## Exercise description:
Return all of the data exactly, with nothing left out but the pictures.

=== Exercise materials ===

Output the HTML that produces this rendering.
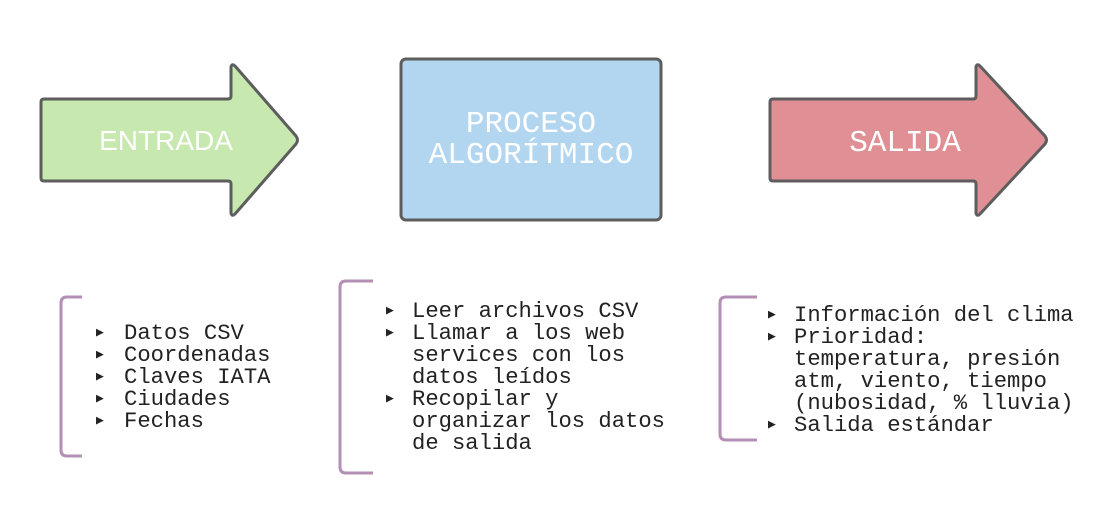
<!DOCTYPE html>
<html><head><meta charset="utf-8"><style>
body{margin:0;background:#fff;}
svg{display:block}
.m{font-family:"Liberation Mono",monospace;font-size:22.2px;fill:#222}
.b{font-size:13px}
</style></head><body>
<svg width="1113" height="524" viewBox="0 0 1113 524">
<path d="M44,99 L228,99 Q231,99 231,96 L231,67 Q232,63 235,66 L296,136 Q299,140 296,144 L235,214 Q232,217 231,213 L231,184 Q231,181 228,181 L44,181 Q41,181 41,178 L41,102 Q41,99 44,99 Z" fill="#c7e8ae" stroke="#5d5d5d" stroke-width="3" stroke-linejoin="round"/>
<text x="166" y="150" text-anchor="middle" font-family="Liberation Sans,sans-serif" font-size="28" fill="#fff">ENTRADA</text>
<rect x="401" y="59" width="260" height="161" rx="5" fill="#b2d5f0" stroke="#5d5d5d" stroke-width="3"/>
<text x="531" y="132" text-anchor="middle" font-family="Liberation Mono,monospace" font-size="31" fill="#fff">PROCESO</text>
<text x="531" y="163" text-anchor="middle" font-family="Liberation Mono,monospace" font-size="31" fill="#fff">ALGORÍTMICO</text>
<path d="M773,99 L973,99 Q976,99 976,96 L976,67 Q977,63 980,66 L1045,136 Q1048,140 1045,144 L980,214 Q977,217 976,213 L976,184 Q976,181 973,181 L773,181 Q770,181 770,178 L770,102 Q770,99 773,99 Z" fill="#e09095" stroke="#5d5d5d" stroke-width="3" stroke-linejoin="round"/>
<text x="905" y="151" text-anchor="middle" font-family="Liberation Mono,monospace" font-size="31" fill="#fff">SALIDA</text>
<g fill="none" stroke="#b48fb5" stroke-width="3">
<path d="M82,297 L67,297 Q61,297 61,303 L61,450 Q61,456 67,456 L82,456"/>
<path d="M373,281 L346,281 Q340,281 340,287 L340,467 Q340,473 346,473 L373,473"/>
<path d="M757,297 L726,297 Q720,297 720,303 L720,434 Q720,440 726,440 L757,440"/>
</g>
<g class="m">
<text x="96" y="336" class="b">▶</text><text x="124" y="339">Datos CSV</text>
<text x="96" y="358" class="b">▶</text><text x="124" y="361">Coordenadas</text>
<text x="96" y="380" class="b">▶</text><text x="124" y="383">Claves IATA</text>
<text x="96" y="402" class="b">▶</text><text x="124" y="405">Ciudades</text>
<text x="96" y="424" class="b">▶</text><text x="124" y="427">Fechas</text>

<text x="386" y="314" class="b">▶</text><text x="412" y="317">Leer archivos CSV</text>
<text x="386" y="336" class="b">▶</text><text x="412" y="339">Llamar a los web</text>
<text x="412" y="361">services con los</text>
<text x="412" y="383">datos leídos</text>
<text x="386" y="402" class="b">▶</text><text x="412" y="405">Recopilar y</text>
<text x="412" y="427">organizar los datos</text>
<text x="412" y="449">de salida</text>

<text x="768" y="318" class="b">▶</text><text x="794" y="321">Información del clima</text>
<text x="768" y="340" class="b">▶</text><text x="794" y="343">Prioridad:</text>
<text x="794" y="365">temperatura, presión</text>
<text x="794" y="387">atm, viento, tiempo</text>
<text x="794" y="409">(nubosidad, % lluvia)</text>
<text x="768" y="428" class="b">▶</text><text x="794" y="431">Salida estándar</text>
</g>
</svg>
</body></html>
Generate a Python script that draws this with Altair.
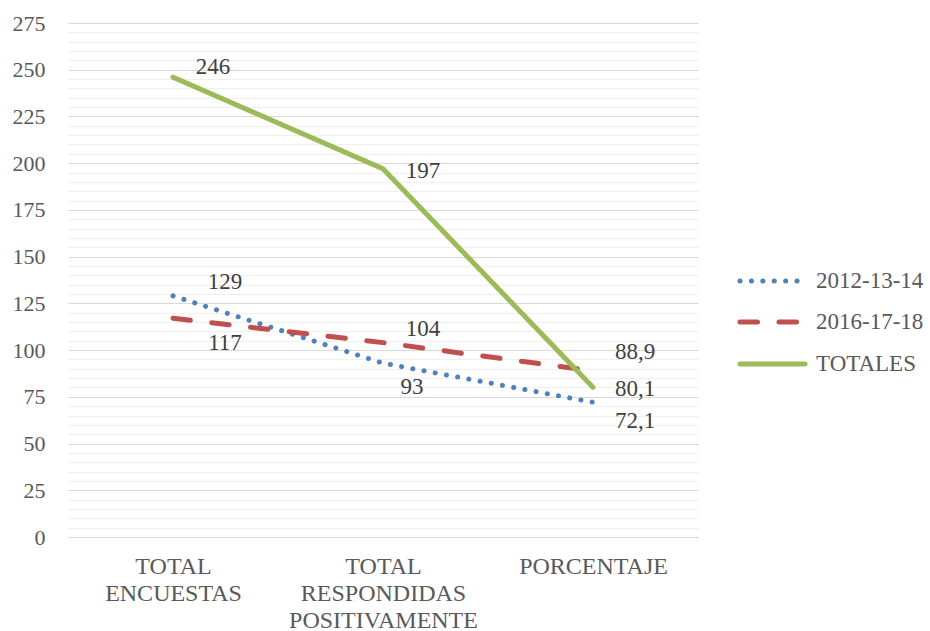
import altair as alt
import pandas as pd

# ---- data ----
categories = ["TOTAL ENCUESTAS", "TOTAL RESPONDIDAS POSITIVAMENTE", "PORCENTAJE"]
series = ["2012-13-14", "2016-17-18", "TOTALES"]
values_2012_13_14 = [129, 93, 72.1]
values_2016_17_18 = [117, 104, 88.9]
values_totales = [246, 197, 80.1]

# ---- styles / layout ----
colors = ["#4F81BD", "#C0504D", "#9BBB59"]
dashes = [[0.1, 11.3], [17.5, 21.5], [1, 0]]
# label offsets (dx, dy) in pixels, per series, per category
label_offsets = {
    "2012-13-14": [(52, -14), (29, 24), (42, 19)],
    "2016-17-18": [(52, 25), (40, -14), (42, -19)],
    "TOTALES": [(40, -10), (40, 2), (42, 2)],
}
legend_rows_y = [258, 299, 341]
FONT = "Liberation Serif"

rows = []
for s, vals in zip(series, [values_2012_13_14, values_2016_17_18, values_totales]):
    for c, v in zip(categories, vals):
        rows.append({"serie": s, "categoria": c, "valor": v})
df = pd.DataFrame(rows)

base = alt.Chart(df)

x_axis = alt.Axis(
    title=None, labelAngle=0, labelExpr="split(datum.label, ' ')",
    labelFontSize=24, labelFont=FONT, labelColor="#595959", labelLineHeight=27,
    ticks=False, domain=True, domainColor="#D9D9D9", domainWidth=1,
    labelPadding=17, grid=False, labelBaseline="top", labelLimit=400,
)
x_scale = alt.Scale(type="point", padding=0.5)
x_enc = alt.X("categoria:N", sort=categories, scale=x_scale, axis=x_axis)

y_scale = alt.Scale(domain=[0, 275], nice=False, zero=True)

minor_vals = [v for v in range(0, 276, 5) if v % 25 != 0]
major_vals = list(range(0, 276, 25))

color_enc = alt.Color("serie:N", sort=series,
                      scale=alt.Scale(domain=series, range=colors), legend=None)
dash_enc = alt.StrokeDash("serie:N", sort=series,
                          scale=alt.Scale(domain=series, range=dashes), legend=None)

lines = base.mark_line(strokeWidth=5, strokeCap="round", strokeJoin="round").encode(
    x=x_enc,
    y=alt.Y("valor:Q", scale=y_scale, axis=alt.Axis(
        orient="right", values=minor_vals, labels=False, ticks=False, domain=False,
        grid=True, gridColor="#EFEFEF", gridWidth=1, title=None)),
    color=color_enc,
    strokeDash=dash_enc,
)

layers = [lines]
first = True
for s in series:
    for i, c in enumerate(categories):
        dx, dy = label_offsets[s][i]
        if first:
            y_axis = alt.Axis(
                orient="left", values=major_vals, title=None, ticks=False, domain=False,
                grid=True, gridColor="#D9D9D9", gridWidth=1,
                labelFontSize=22, labelFont=FONT, labelColor="#595959", labelPadding=23)
            first = False
        else:
            y_axis = None
        t = base.transform_filter(
            (alt.datum.serie == s) & (alt.datum.categoria == c)
        ).transform_calculate(
            label="replace(toString(datum.valor), '.', ',')"
        ).mark_text(
            dx=dx, dy=dy, fontSize=23, font=FONT, color="#404040",
            align="center", baseline="middle",
        ).encode(
            x=x_enc,
            y=alt.Y("valor:Q", scale=y_scale, axis=y_axis),
            text="label:N",
        )
        layers.append(t)

# manual legend (so the dotted symbol gets round caps)
for s, yy in zip(series, legend_rows_y):
    one = base.transform_filter(
        (alt.datum.serie == s) & (alt.datum.categoria == categories[0])
    )
    sym = one.mark_rule(strokeWidth=5, strokeCap="round").encode(
        x=alt.value(672), x2=alt.value(737), y=alt.value(yy),
        color=color_enc, strokeDash=dash_enc,
    )
    lab = one.mark_text(
        align="left", baseline="middle", fontSize=23, font=FONT, color="#595959"
    ).encode(x=alt.value(748), y=alt.value(yy), text="serie:N")
    layers += [sym, lab]

chart = alt.layer(*layers).resolve_axis(y="independent").properties(
    width=630, height=514,
    autosize=alt.AutoSizeParams(type="none"),
    padding={"left": 68, "top": 23, "right": 232, "bottom": 94},
    background="white",
).configure_view(stroke=None)

chart.save("out.html", embed_options={"renderer": "svg", "actions": False})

===

## Worked answer:
Output the HTML that produces this rendering.
<!DOCTYPE html>
<html><head><meta charset="utf-8"><style>
body{margin:0;background:#fff;}
svg{display:block}
.m{font-family:"Liberation Mono",monospace;font-size:22.2px;fill:#222}
.b{font-size:13px}
</style></head><body>
<svg width="1113" height="524" viewBox="0 0 1113 524">
<path d="M44,99 L228,99 Q231,99 231,96 L231,67 Q232,63 235,66 L296,136 Q299,140 296,144 L235,214 Q232,217 231,213 L231,184 Q231,181 228,181 L44,181 Q41,181 41,178 L41,102 Q41,99 44,99 Z" fill="#c7e8ae" stroke="#5d5d5d" stroke-width="3" stroke-linejoin="round"/>
<text x="166" y="150" text-anchor="middle" font-family="Liberation Sans,sans-serif" font-size="28" fill="#fff">ENTRADA</text>
<rect x="401" y="59" width="260" height="161" rx="5" fill="#b2d5f0" stroke="#5d5d5d" stroke-width="3"/>
<text x="531" y="132" text-anchor="middle" font-family="Liberation Mono,monospace" font-size="31" fill="#fff">PROCESO</text>
<text x="531" y="163" text-anchor="middle" font-family="Liberation Mono,monospace" font-size="31" fill="#fff">ALGORÍTMICO</text>
<path d="M773,99 L973,99 Q976,99 976,96 L976,67 Q977,63 980,66 L1045,136 Q1048,140 1045,144 L980,214 Q977,217 976,213 L976,184 Q976,181 973,181 L773,181 Q770,181 770,178 L770,102 Q770,99 773,99 Z" fill="#e09095" stroke="#5d5d5d" stroke-width="3" stroke-linejoin="round"/>
<text x="905" y="151" text-anchor="middle" font-family="Liberation Mono,monospace" font-size="31" fill="#fff">SALIDA</text>
<g fill="none" stroke="#b48fb5" stroke-width="3">
<path d="M82,297 L67,297 Q61,297 61,303 L61,450 Q61,456 67,456 L82,456"/>
<path d="M373,281 L346,281 Q340,281 340,287 L340,467 Q340,473 346,473 L373,473"/>
<path d="M757,297 L726,297 Q720,297 720,303 L720,434 Q720,440 726,440 L757,440"/>
</g>
<g class="m">
<text x="96" y="336" class="b">▶</text><text x="124" y="339">Datos CSV</text>
<text x="96" y="358" class="b">▶</text><text x="124" y="361">Coordenadas</text>
<text x="96" y="380" class="b">▶</text><text x="124" y="383">Claves IATA</text>
<text x="96" y="402" class="b">▶</text><text x="124" y="405">Ciudades</text>
<text x="96" y="424" class="b">▶</text><text x="124" y="427">Fechas</text>

<text x="386" y="314" class="b">▶</text><text x="412" y="317">Leer archivos CSV</text>
<text x="386" y="336" class="b">▶</text><text x="412" y="339">Llamar a los web</text>
<text x="412" y="361">services con los</text>
<text x="412" y="383">datos leídos</text>
<text x="386" y="402" class="b">▶</text><text x="412" y="405">Recopilar y</text>
<text x="412" y="427">organizar los datos</text>
<text x="412" y="449">de salida</text>

<text x="768" y="318" class="b">▶</text><text x="794" y="321">Información del clima</text>
<text x="768" y="340" class="b">▶</text><text x="794" y="343">Prioridad:</text>
<text x="794" y="365">temperatura, presión</text>
<text x="794" y="387">atm, viento, tiempo</text>
<text x="794" y="409">(nubosidad, % lluvia)</text>
<text x="768" y="428" class="b">▶</text><text x="794" y="431">Salida estándar</text>
</g>
</svg>
</body></html>
Generate a Python script that draws this with Altair.
import altair as alt
import pandas as pd

# ---- data ----
categories = ["TOTAL ENCUESTAS", "TOTAL RESPONDIDAS POSITIVAMENTE", "PORCENTAJE"]
series = ["2012-13-14", "2016-17-18", "TOTALES"]
values_2012_13_14 = [129, 93, 72.1]
values_2016_17_18 = [117, 104, 88.9]
values_totales = [246, 197, 80.1]

# ---- styles / layout ----
colors = ["#4F81BD", "#C0504D", "#9BBB59"]
dashes = [[0.1, 11.3], [17.5, 21.5], [1, 0]]
# label offsets (dx, dy) in pixels, per series, per category
label_offsets = {
    "2012-13-14": [(52, -14), (29, 24), (42, 19)],
    "2016-17-18": [(52, 25), (40, -14), (42, -19)],
    "TOTALES": [(40, -10), (40, 2), (42, 2)],
}
legend_rows_y = [258, 299, 341]
FONT = "Liberation Serif"

rows = []
for s, vals in zip(series, [values_2012_13_14, values_2016_17_18, values_totales]):
    for c, v in zip(categories, vals):
        rows.append({"serie": s, "categoria": c, "valor": v})
df = pd.DataFrame(rows)

base = alt.Chart(df)

x_axis = alt.Axis(
    title=None, labelAngle=0, labelExpr="split(datum.label, ' ')",
    labelFontSize=24, labelFont=FONT, labelColor="#595959", labelLineHeight=27,
    ticks=False, domain=True, domainColor="#D9D9D9", domainWidth=1,
    labelPadding=17, grid=False, labelBaseline="top", labelLimit=400,
)
x_scale = alt.Scale(type="point", padding=0.5)
x_enc = alt.X("categoria:N", sort=categories, scale=x_scale, axis=x_axis)

y_scale = alt.Scale(domain=[0, 275], nice=False, zero=True)

minor_vals = [v for v in range(0, 276, 5) if v % 25 != 0]
major_vals = list(range(0, 276, 25))

color_enc = alt.Color("serie:N", sort=series,
                      scale=alt.Scale(domain=series, range=colors), legend=None)
dash_enc = alt.StrokeDash("serie:N", sort=series,
                          scale=alt.Scale(domain=series, range=dashes), legend=None)

lines = base.mark_line(strokeWidth=5, strokeCap="round", strokeJoin="round").encode(
    x=x_enc,
    y=alt.Y("valor:Q", scale=y_scale, axis=alt.Axis(
        orient="right", values=minor_vals, labels=False, ticks=False, domain=False,
        grid=True, gridColor="#EFEFEF", gridWidth=1, title=None)),
    color=color_enc,
    strokeDash=dash_enc,
)

layers = [lines]
first = True
for s in series:
    for i, c in enumerate(categories):
        dx, dy = label_offsets[s][i]
        if first:
            y_axis = alt.Axis(
                orient="left", values=major_vals, title=None, ticks=False, domain=False,
                grid=True, gridColor="#D9D9D9", gridWidth=1,
                labelFontSize=22, labelFont=FONT, labelColor="#595959", labelPadding=23)
            first = False
        else:
            y_axis = None
        t = base.transform_filter(
            (alt.datum.serie == s) & (alt.datum.categoria == c)
        ).transform_calculate(
            label="replace(toString(datum.valor), '.', ',')"
        ).mark_text(
            dx=dx, dy=dy, fontSize=23, font=FONT, color="#404040",
            align="center", baseline="middle",
        ).encode(
            x=x_enc,
            y=alt.Y("valor:Q", scale=y_scale, axis=y_axis),
            text="label:N",
        )
        layers.append(t)

# manual legend (so the dotted symbol gets round caps)
for s, yy in zip(series, legend_rows_y):
    one = base.transform_filter(
        (alt.datum.serie == s) & (alt.datum.categoria == categories[0])
    )
    sym = one.mark_rule(strokeWidth=5, strokeCap="round").encode(
        x=alt.value(672), x2=alt.value(737), y=alt.value(yy),
        color=color_enc, strokeDash=dash_enc,
    )
    lab = one.mark_text(
        align="left", baseline="middle", fontSize=23, font=FONT, color="#595959"
    ).encode(x=alt.value(748), y=alt.value(yy), text="serie:N")
    layers += [sym, lab]

chart = alt.layer(*layers).resolve_axis(y="independent").properties(
    width=630, height=514,
    autosize=alt.AutoSizeParams(type="none"),
    padding={"left": 68, "top": 23, "right": 232, "bottom": 94},
    background="white",
).configure_view(stroke=None)

chart.save("out.html", embed_options={"renderer": "svg", "actions": False})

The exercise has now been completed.